Real world application gives value by necessity. Bitcoin’s value comes from the inability for any centralized actor to manipulate users’ behavior, the lack of trust between parties needed to make transactions and the stable supply of Bitcoins, a conservative 21 million. Gold and silver have had intrinsic value for thousands of years because they do not decompose, though they do tarnish and dent, unlike cryptocurrencies. The U.S. dollar used to be gold and silver coins, but has been based on our military’s ability to coerce the world onto the petrodollar since 1974. What is valuable is inherently relative to popular use.

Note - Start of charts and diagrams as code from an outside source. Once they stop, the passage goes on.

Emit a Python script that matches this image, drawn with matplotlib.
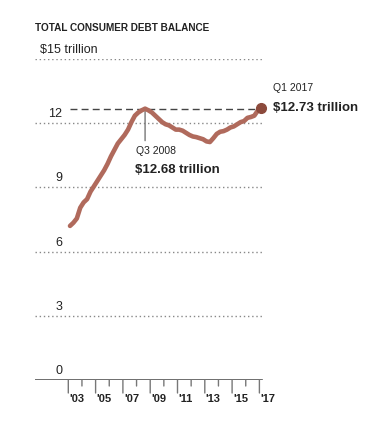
import matplotlib
matplotlib.use("Agg")
import matplotlib.pyplot as plt
import numpy as np

plt.rcParams['font.family'] = ['Liberation Sans', 'DejaVu Sans']

# Quarterly total consumer debt balance, trillions of dollars, Q1 2003 - Q1 2017
years = list(range(2003, 2018))
debt = [
    7.20, 7.35, 7.55, 8.05,     # 2003
    8.30, 8.45, 8.80, 9.05,     # 2004
    9.30, 9.55, 9.80, 10.10,    # 2005
    10.45, 10.75, 11.05, 11.25, # 2006
    11.45, 11.70, 12.05, 12.35, # 2007
    12.50, 12.60, 12.68, 12.60, # 2008
    12.50, 12.35, 12.20, 12.05, # 2009
    11.95, 11.90, 11.80, 11.70, # 2010
    11.70, 11.65, 11.55, 11.45, # 2011
    11.38, 11.35, 11.30, 11.25, # 2012
    11.15, 11.12, 11.30, 11.50, # 2013
    11.60, 11.63, 11.70, 11.80, # 2014
    11.85, 11.95, 12.05, 12.10, # 2015
    12.25, 12.29, 12.35, 12.58, # 2016
    12.73,                      # 2017 Q1
]
y_ticks = [0, 3, 6, 9, 12, 15]
y_tick_labels = ["0", "3", "6", "9", "12", "\\$15 trillion"]
x_tick_labels = ["'03", "'05", "'07", "'09", "'11", "'13", "'15", "'17"]
title = "TOTAL CONSUMER DEBT BALANCE"
peak_year, peak_quarter = 2008, 3
peak_label = ("Q3 2008", "\\$12.68 trillion")
end_label = ("Q1 2017", "\\$12.73 trillion")

n = len(debt)
t = np.array([2003 + i / 4 + 0.125 for i in range(n)])
debt = np.array(debt)
pk = (peak_year - 2003) * 4 + (peak_quarter - 1)

W, H = 380, 430
fig = plt.figure(figsize=(W / 100, H / 100), dpi=100)
x0, x1 = 35, 263
y0, y1 = 380, 59
ax = fig.add_axes([x0 / W, 1 - y0 / H, (x1 - x0) / W, (y0 - y1) / H])
xmin = 2003 + (x0 - 68.3) / 13.65
xmax = 2003 + (x1 - 68.3) / 13.65
ax.set_xlim(xmin, xmax)
ax.set_ylim(0, 15)
ax.axis('off')

grid_c = '#888888'
for v, lbl in zip(y_ticks, y_tick_labels):
    if v > 0:
        ax.axhline(v, color=grid_c, lw=1.0, ls=(0, (1, 2)), zorder=1)
    if v == 15:
        ax.annotate(lbl, xy=(xmin, v), xycoords='data', xytext=(5, 3),
                    textcoords='offset pixels', ha='left', va='bottom',
                    fontsize=9, color='#222222')
    else:
        ax.annotate(lbl, xy=(xmin, v), xycoords='data', xytext=(27, 3),
                    textcoords='offset pixels', ha='right', va='bottom',
                    fontsize=9, color='#222222')

# baseline
ax.axhline(0, color='#555555', lw=1.2, zorder=2, xmax=(x1 - 1 - x0) / (x1 - x0))

# ticks
for yr in years:
    major = (yr - 2003) % 2 == 0
    length = 13 if major else 6
    ax.annotate('', xy=(yr, 0), xytext=(0, -length), textcoords='offset pixels',
                xycoords='data',
                arrowprops=dict(arrowstyle='-', color='#777777', lw=1.0,
                                shrinkA=0, shrinkB=0), annotation_clip=False)
for i, lab in enumerate(x_tick_labels):
    yr = 2003 + 2 * i
    ax.annotate(lab, xy=(yr, 0), xytext=(1, -14), textcoords='offset pixels',
                ha='left', va='top', fontsize=8, fontweight='bold', color='#222222',
                annotation_clip=False)

# peak reference dashed line
ax.plot([2003.1, t[-1]], [debt[pk], debt[pk]], color='#444444', lw=1.0,
        ls=(0, (5, 3)), zorder=3, clip_on=False)
# vertical line at peak
ax.annotate('', xy=(t[pk], debt[pk]), xytext=(0, -32), textcoords='offset pixels',
            xycoords='data', arrowprops=dict(arrowstyle='-', color='#777777', lw=1.0,
                                              shrinkA=0, shrinkB=0))

ax.plot(t, debt, color='#b06a5c', lw=3.3, solid_capstyle='round',
        solid_joinstyle='round', zorder=4, clip_on=False)
ax.plot(t[-1], debt[-1], 'o', color='#8c4a3c', ms=7, zorder=5, clip_on=False)

ax.annotate(peak_label[0], xy=(t[pk], debt[pk]), xytext=(-9, -37),
            textcoords='offset pixels', ha='left', va='top', fontsize=7.5,
            color='#222222')
ax.annotate(peak_label[1], xy=(t[pk], debt[pk]), xytext=(-10, -55),
            textcoords='offset pixels', ha='left', va='top', fontsize=9.5,
            fontweight='bold', color='#222222')
ax.annotate(end_label[0], xy=(t[-1], debt[-1]), xytext=(12, 15),
            textcoords='offset pixels', ha='left', va='bottom', fontsize=7.5,
            color='#222222', annotation_clip=False)
ax.annotate(end_label[1], xy=(t[-1], debt[-1]), xytext=(12, 0),
            textcoords='offset pixels', ha='left', va='center', fontsize=9.5,
            fontweight='bold', color='#222222', annotation_clip=False)

fig.text(35 / W, 1 - 28 / H, title, ha='left', va='center', fontsize=7.2,
         fontweight='bold', color='#222222')

fig.savefig('out.png', dpi=100)
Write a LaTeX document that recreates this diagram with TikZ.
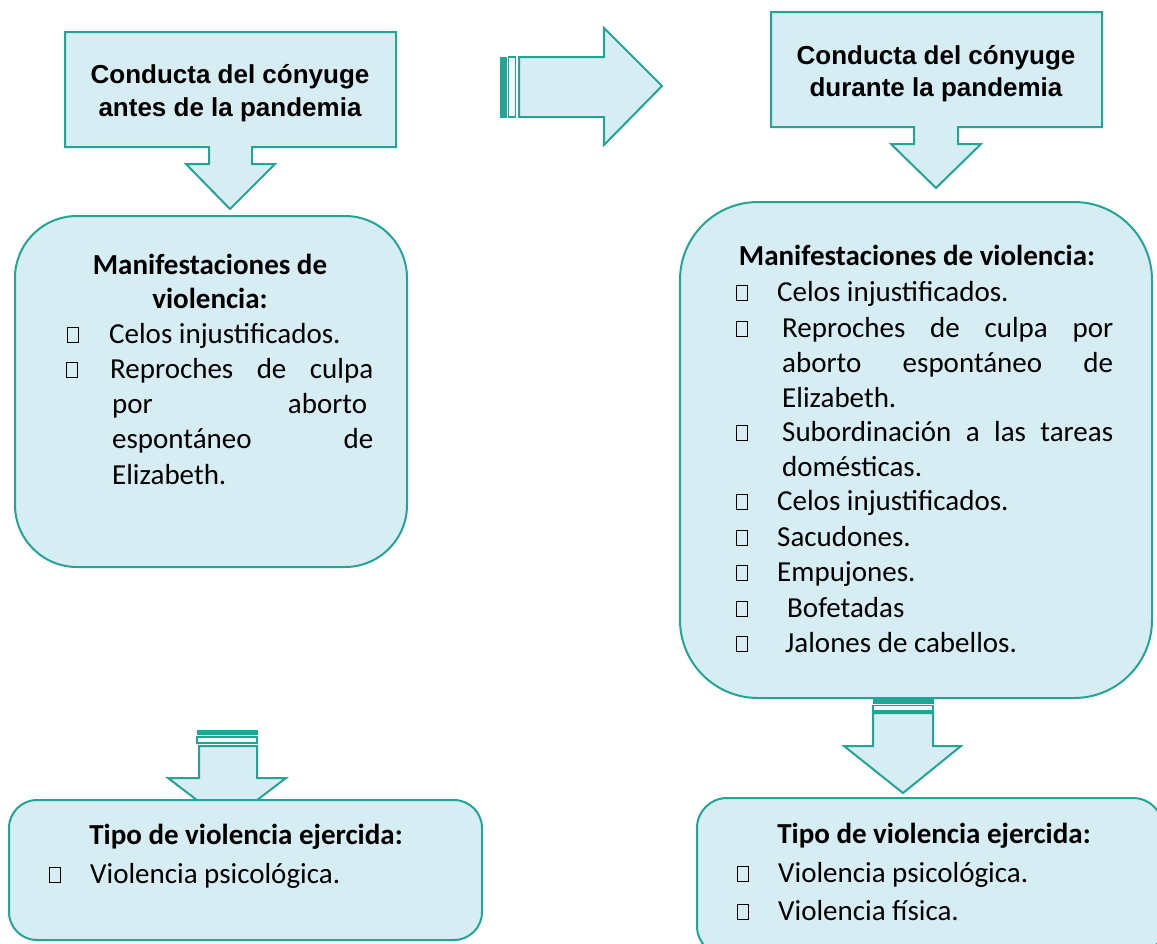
\documentclass[tikz,border=0pt]{standalone}
\usepackage{fontspec}
\setmainfont{Carlito}
\newfontfamily\headfont{Liberation Sans}
\definecolor{boxfill}{RGB}{214,237,243}
\definecolor{tealline}{RGB}{35,165,150}
\tikzset{
  blk/.style={draw=tealline, fill=boxfill, line width=2pt, line join=miter},
  rbox/.style={blk, rectangle, inner sep=0pt},
  bar/.style={fill=tealline, draw=tealline, line width=0.8pt},
  barline/.style={fill=boxfill!40!white, draw=tealline, line width=1.6pt},
  txt/.style={font=\fontsize{29}{35}\selectfont, anchor=base west, inner sep=0pt},
  ttl/.style={font=\fontsize{29}{35}\selectfont\bfseries, anchor=base, inner sep=0pt},
  hd/.style={font=\headfont\bfseries\fontsize{26}{33}\selectfont, anchor=base, inner sep=0pt},
  bul/.style={draw=black, line width=1.4pt, minimum width=11, minimum height=15, inner sep=0pt, anchor=south west}
}
\begin{document}
\begin{tikzpicture}[x=1pt,y=-1pt]
\clip (0,0) rectangle (1157,943);
\fill[white] (0,0) rectangle (1157,943);

% ---- top-left callout
\draw[blk] (65,32) -- (396,32) -- (396,147) -- (252,147) -- (252,164) -- (275,164)
  -- (230,209) -- (186,164) -- (209,164) -- (209,147) -- (65,147) -- cycle;
\node[hd] (h1a) at (230,83) {Conducta del cónyuge};
\node[hd] (h1b) at (230,116) {antes de la pandemia};

% ---- right block arrow
\draw[bar] (500,57) rectangle (506,117);
\draw[barline] (508.5,57) rectangle (515.5,117);
\draw[blk] (519,57) -- (604,57) -- (604,28) -- (662,86) -- (604,145) -- (604,117) -- (519,117) -- cycle;

% ---- top-right callout
\draw[blk] (771,12) -- (1102,12) -- (1102,127) -- (958,127) -- (958,144) -- (981,144)
  -- (936,188) -- (891,144) -- (914,144) -- (914,127) -- (771,127) -- cycle;
\node[hd] (h2a) at (936,64) {Conducta del cónyuge};
\node[hd] (h2b) at (936,96) {durante la pandemia};

% ---- left middle box
\node[rbox, minimum width=392, minimum height=351, rounded corners=62] (ml) at (211,391.5) {};
\node[ttl] (mlt1) at (210,274) {Manifestaciones de};
\node[ttl] (mlt2) at (210,308) {violencia:};
\node[bul] (mlb1) at (67,343) {};
\node[txt] (ml1) at (109,343) {Celos injustificados.};
\node[bul] (mlb2) at (66,378) {};
\node[txt] (ml2) at (110,378) {\makebox[263pt][s]{Reproches de culpa}};
\node[txt] (ml3) at (112,413) {\makebox[255pt][s]{por aborto}};
\node[txt] (ml4) at (112,448) {\makebox[261pt][s]{espontáneo de}};
\node[txt] (ml5) at (112,484) {Elizabeth.};

% ---- right middle box
\node[rbox, minimum width=472, minimum height=496, rounded corners=78] (mr) at (916,450) {};
\node[ttl] (mrt) at (917,265) {Manifestaciones de violencia:};
\node[bul] (mrb1) at (736,301) {};
\node[txt] (mr1) at (777,301) {Celos injustificados.};
\node[bul] (mrb2) at (736,337) {};
\node[txt] (mr2) at (782,337) {\makebox[331pt][s]{Reproches de culpa por}};
\node[txt] (mr3) at (782,372) {\makebox[331pt][s]{aborto espontáneo de}};
\node[txt] (mr4) at (782,407) {Elizabeth.};
\node[bul] (mrb3) at (736,441) {};
\node[txt] (mr5) at (782,441) {\makebox[331pt][s]{Subordinación a las tareas}};
\node[txt] (mr6) at (782,476) {domésticas.};
\node[bul] (mrb4) at (736,510) {};
\node[txt] (mr7) at (777,510) {Celos injustificados.};
\node[bul] (mrb5) at (736,546) {};
\node[txt] (mr8) at (777,546) {Sacudones.};
\node[bul] (mrb6) at (736,581) {};
\node[txt] (mr9) at (777,581) {Empujones.};
\node[bul] (mrb7) at (736,617) {};
\node[txt] (mr10) at (787,617) {Bofetadas};
\node[bul] (mrb8) at (736,652) {};
\node[txt] (mr11) at (785,652) {Jalones de cabellos.};

% ---- bottom-left arrow
\draw[bar] (197,730) rectangle (257,734);
\draw[barline] (197,737) rectangle (257,743);
\draw[blk] (199,746) -- (257,746) -- (257,778) -- (286,778) -- (227,823) -- (168,778) -- (199,778) -- cycle;

% ---- bottom-right arrow
\draw[bar] (873,698) rectangle (933,703);
\draw[barline] (873,705.5) rectangle (933,711);
\draw[blk] (873,713) -- (933,713) -- (933,746) -- (961,746) -- (903,793) -- (844,746) -- (873,746) -- cycle;

% ---- bottom-left box
\node[rbox, minimum width=473, minimum height=140, rounded corners=28] (bl) at (245.5,870) {};
\node[ttl] (blt) at (246,844) {Tipo de violencia ejercida:};
\node[bul] (blb1) at (49,883) {};
\node[txt] (bl1) at (90,883) {Violencia psicológica.};

% ---- bottom-right box
\node[rbox, minimum width=466, minimum height=158, rounded corners=30] (br) at (930,877) {};
\node[ttl] (brt) at (934,843) {Tipo de violencia ejercida:};
\node[bul] (brb1) at (737,882) {};
\node[txt] (br1) at (778,882) {Violencia psicológica.};
\node[bul] (brb2) at (737,920) {};
\node[txt] (br2) at (778,920) {Violencia física.};
\end{tikzpicture}
\end{document}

Software Engineer, and popular spokesperson for the new technology, Andreas Antonopoulos, is fervently adamant that while there is–in the long view–a current investment arbitrage opportunity in the crypto space, the real value of crypto comes from its usage throughout society. The developers, most famously Bitcoin’s Satoshi Nakamoto–of distributed ledger technology say it necessitates, everyone’s collective ability and best interest to choose what we use wisely, not just for money but for the societal applications for pluralized living. They are opt-in systems. No one determines who can join. Bitcoin and other “altcoins” true to the distributed architecture pose a powerful decision for us all.